Harry Jerome Marks
July 19, 1933-July 19, 1997
Ten years ago today, my father died on his 64th birthday, losing his 17-month battle with leukemia. There were so many events I would have love to have shared with him, so many funny stories he would have loved to have shared, and moments from my kids’ lives he would have relished. He was a pretty simple guy – he loved a good steak, Johnny Carson, fixing stuff and telling stories. And humor. He was one funny guy, though those who lived in the same house with him knew all of his punchlines.
So, for my dad, who taught me comic timing and the ability to tell a story, here’s my favorite Harry story:
I wanted to learn to drive so much I could taste antifreeze, so as soon as I got my learner’s permit, I bugged him to take me out driving.

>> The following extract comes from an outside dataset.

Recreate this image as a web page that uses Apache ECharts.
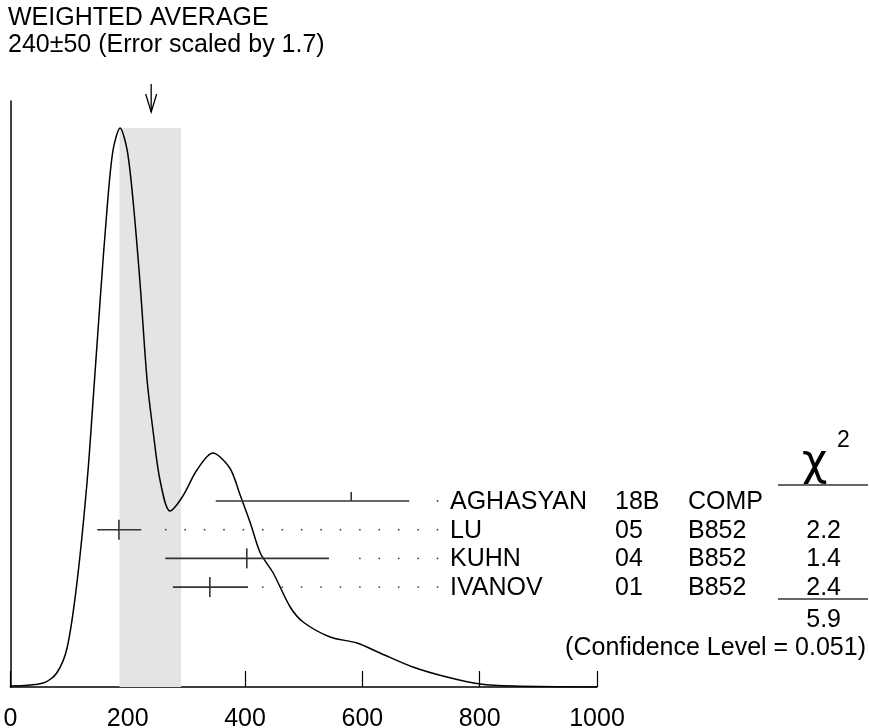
<!DOCTYPE html>
<html style="height: 100%">
<head>
<meta charset="utf-8">
<script src="https://cdn.jsdelivr.net/npm/echarts@6/dist/echarts.min.js"></script>
</head>
<body style="height: 100%; margin: 0; background: #fff">
<div id="container" style="width: 869px; height: 728px"></div>
<script type="text/javascript">
// ideogram curve (x value, height in axis units)
var curveX = [0, 56, 79, 97, 114, 131, 141, 153, 165, 175, 187, 199, 209, 221, 233, 243, 255, 272, 293, 318, 345, 374, 391, 409, 426, 448, 477, 499, 545, 591, 630, 686, 744, 801, 857, 1000];
var curveH = [1, 4, 14, 40, 107, 207, 287, 387, 480, 537, 559, 537, 487, 404, 307, 257, 207, 176, 190, 217, 234, 219, 193, 164, 134, 114, 80, 65, 50, 44, 34, 20, 10, 3, 1, 0];

// measurements
var names   = ['AGHASYAN', 'LU', 'KUHN', 'IVANOV'];
var years   = ['18B', '05', '04', '01'];
var techs   = ['COMP', 'B852', 'B852', 'B852'];
var centers = [581, 185, 403, 340];
var lows    = [350, 148, 264, 277];
var highs   = [680, 223, 543, 405];
var chi2    = ['', '2.2', '1.4', '2.4'];
var inFit   = [false, true, true, true];

// weighted average and its band
var avgValue = 240;
var bandRange = [186, 291];
var bandTop = 559;
var chi2Sum = '5.9';
var confLevel = '0.051';

var FONT = "'Liberation Sans', Arial, Helvetica, sans-serif";
var FS = 25;
var ROW_TOP = 186, ROW_STEP = 28.7;
var DOT_STEP = 33.1, DOT_END = 730, DOT_GAP = 22;

var barData = names.map(function (n, i) { return [lows[i], highs[i], centers[i], i]; });

var dom = document.getElementById('container');
var myChart = echarts.init(dom, null, {renderer: 'canvas'});

function txt(text, x, y, size, align, family) {
    return {
        type: 'text',
        style: {text: text, x: x, y: y, fill: '#000', font: size + 'px ' + (family || FONT),
                align: align || 'left', verticalAlign: 'middle'}
    };
}

var option = {
    animation: false,
    grid: {left: 10.4, right: 272, top: 101, bottom: 41, containLabel: false, outerBoundsMode: 'none'},
    xAxis: {
        type: 'value', min: 0, max: 1000, interval: 200,
        axisLine: {lineStyle: {color: '#000', width: 1.5}},
        axisTick: {inside: true, length: 16, lineStyle: {color: '#000', width: 1.2}},
        axisLabel: {color: '#000', fontSize: FS, fontFamily: FONT, margin: 20,
                    showMinLabel: true, showMaxLabel: true,
                    formatter: function (v) { return String(v); }},
        splitLine: {show: false}
    },
    yAxis: {
        type: 'value', min: 0, max: 586,
        axisLine: {show: true, lineStyle: {color: '#000', width: 1.5}},
        axisTick: {show: false}, axisLabel: {show: false}, splitLine: {show: false}
    },
    series: [
        {
            // error band of the average
            type: 'custom', z: 1,
            data: [[bandRange[0], bandRange[1], bandTop]],
            renderItem: function (params, api) {
                var a = api.coord([api.value(0), api.value(2)]);
                var b = api.coord([api.value(1), 0]);
                return {type: 'rect', shape: {x: a[0], y: a[1], width: b[0] - a[0], height: b[1] - a[1]},
                        style: {fill: '#e4e4e4'}};
            }
        },
        {
            type: 'line', z: 3, smooth: 0.3, showSymbol: false,
            data: curveX.map(function (x, i) { return [x, curveH[i]]; }),
            lineStyle: {color: '#000', width: 1.5}
        },
        {
            type: 'custom', z: 4, clip: false,
            data: barData,
            renderItem: function (params, api) {
                var i = api.value(3);
                var yv = ROW_TOP - i * ROW_STEP;
                var p0 = api.coord([api.value(0), yv]);
                var p1 = api.coord([api.value(1), yv]);
                var pc = api.coord([api.value(2), yv]);
                var y = p0[1];
                var kids = [
                    {type: 'line', shape: {x1: p0[0], y1: y, x2: p1[0], y2: y},
                     style: {stroke: '#333', lineWidth: 1.6}},
                    {type: 'line', shape: {x1: pc[0], y1: y - (inFit[i] ? 10 : 9), x2: pc[0], y2: inFit[i] ? y + 10 : y},
                     style: {stroke: '#333', lineWidth: 1.6}}
                ];
                for (var k = 1; k * DOT_STEP <= DOT_END; k++) {
                    var v = k * DOT_STEP;
                    if (v > api.value(1) + DOT_GAP) {
                        var d = api.coord([v, yv]);
                        kids.push({type: 'circle', shape: {cx: d[0], cy: y, r: 0.9}, style: {fill: '#444'}});
                    }
                }
                kids.push(txt(names[i], 450, y + 1, FS));
                kids.push(txt(years[i], 615, y + 1, FS));
                kids.push(txt(techs[i], 688, y + 1, FS));
                if (chi2[i]) kids.push(txt(chi2[i], 841, y + 1, FS, 'right'));
                return {type: 'group', children: kids};
            }
        },
        {
            // arrow pointing at the weighted average
            type: 'custom', z: 5, clip: false,
            data: [[avgValue]],
            renderItem: function (params, api) {
                var x = api.coord([api.value(0), 0])[0];
                return {type: 'group', children: [
                    {type: 'line', shape: {x1: x, y1: 84, x2: x, y2: 112}, style: {stroke: '#000', lineWidth: 1.3}},
                    {type: 'polyline', shape: {points: [[x - 5.5, 94], [x, 112], [x + 5.5, 94]]},
                     style: {stroke: '#000', lineWidth: 1.3, fill: null}}
                ]};
            }
        }
    ],
    graphic: [
        txt('WEIGHTED AVERAGE', 8, 18, FS),
        txt(avgValue + '\u00b150 (Error scaled by 1.7)', 8, 45, FS),
        txt('\u03c7', 802, 464, 44, 'left', "'DejaVu Sans', sans-serif"),
        txt('2', 837, 441, 23),
        {type: 'line', shape: {x1: 778, y1: 485, x2: 868, y2: 485}, style: {stroke: '#333', lineWidth: 1.3}},
        {type: 'line', shape: {x1: 778, y1: 599, x2: 868, y2: 599}, style: {stroke: '#333', lineWidth: 1.3}},
        txt(chi2Sum, 841, 620, FS, 'right'),
        txt('(Confidence Level = ' + confLevel + ')', 866, 648, FS, 'right')
    ]
};

if (option && typeof option === "object") {
    myChart.setOption(option, true);
}
</script>
</body>
</html>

He took me to an empty parking lot and then around a few neighborhoods the first time out. I didn’t kill anyone, so he must have decided that I was ready for prime time.
Literally.
After dinner one night later that week, he drove us over to another parking lot, this one near the intersection of Lake and the Edens expressway. “Switch places,” he told me. “You’re driving on the expressway.” It was the tail end of a Chicago rush hour. He settled into the passenger seat, lit another cigarette, and directed me toward the entrance ramp of the Edens.
“Get on,” he said. I had no idea how to merge, or what to do about not running headfirst into those huge trucks. I was screaming that I couldn’t do it and that I would get us both killed. “No you won’t,” he said. “Sink or swim.”
We didn’t die, though I saw him lighting one cigarette off of an already-lit one, something I rarely saw him do. He had nerves of nicotine.
When I was teaching my three kids to drive by gripping the passenger door in a death grip and gasping like a beached alewife (or screaming at them in sheer terror), I thought of my dad. Just about every time we got behind the wheel.
And I wished I could tell him so. I miss him more now than I did when he first died.
Happy birthday, dad.
I so relate to this post . . . my dad died almost 18 years ago, when he was 47. I miss him so much more now . . . every year I miss him more, not less.
And he, too, loved Johnny Carson and fixing stuff.
Thanks, Mel –
So sorry for the loss of your dad at such a young age.